The bad news is that Ancient Rome's toilets, baths, aqueducts and sewage systems those public baths and shared latrines spread intestinal parasites and body lice.
People in the pre-historic times as well as in the Dark Ages who had to make do without plumbing actually had fewer worms and lice than the Romans.
The findings are contained in an article in the latest edition of Parisitology journal by Piers Mitchell, an archaeologist at the University of Cambridge.
Mitchell surveyed parasite numbers from latrine archaeological sites, in mummified remains and in fossilized feces before and after the implementation of Imperial Rome's hygiene projects.
The data suggest that roundworms and other parasites that spread through contact with feces maintained their numbers despite sanitation efforts ... perhaps because Romans used human feces to fertilize their crops and rarely changed the water at some public bath houses.

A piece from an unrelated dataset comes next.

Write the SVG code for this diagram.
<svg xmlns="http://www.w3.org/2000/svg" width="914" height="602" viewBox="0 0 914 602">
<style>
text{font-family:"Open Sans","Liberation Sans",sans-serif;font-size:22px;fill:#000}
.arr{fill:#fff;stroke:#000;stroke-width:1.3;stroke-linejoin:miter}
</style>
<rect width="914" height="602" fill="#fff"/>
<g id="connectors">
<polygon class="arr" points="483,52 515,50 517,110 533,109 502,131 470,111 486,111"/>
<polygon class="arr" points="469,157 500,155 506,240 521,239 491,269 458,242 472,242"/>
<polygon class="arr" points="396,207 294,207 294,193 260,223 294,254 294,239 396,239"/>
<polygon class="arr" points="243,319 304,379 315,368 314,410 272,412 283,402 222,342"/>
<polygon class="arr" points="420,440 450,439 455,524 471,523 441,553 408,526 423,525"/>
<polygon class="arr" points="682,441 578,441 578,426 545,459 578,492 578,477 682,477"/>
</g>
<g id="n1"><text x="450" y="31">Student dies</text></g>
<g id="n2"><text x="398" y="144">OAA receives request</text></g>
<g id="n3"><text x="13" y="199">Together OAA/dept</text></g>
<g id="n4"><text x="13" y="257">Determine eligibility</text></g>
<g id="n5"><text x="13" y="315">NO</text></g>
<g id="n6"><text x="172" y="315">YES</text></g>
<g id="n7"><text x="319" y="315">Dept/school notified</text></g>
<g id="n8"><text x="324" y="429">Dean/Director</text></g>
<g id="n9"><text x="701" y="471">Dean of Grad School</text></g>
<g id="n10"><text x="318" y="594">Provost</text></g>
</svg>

Romans also had no toilet paper, instead sharing a sponge-on-a-stick.
Fish tapeworm was even more common in Roman times that in the Bronze or Iron Ages, Mitchell claims.
He attributes to the popularity of GARUM, a fermented fish sauce in ancient Rome.
Regular bathing throughout the Empire also appears to have done little to curb populations of ectoparasites like head lice.
The aqueducts provided fresh water, but the plumbing was made of lead, so that later Romans had symptoms of lead poisoning, for example the ability to taste salt, as reflected by massive amounts of salt in Roman cookbooks.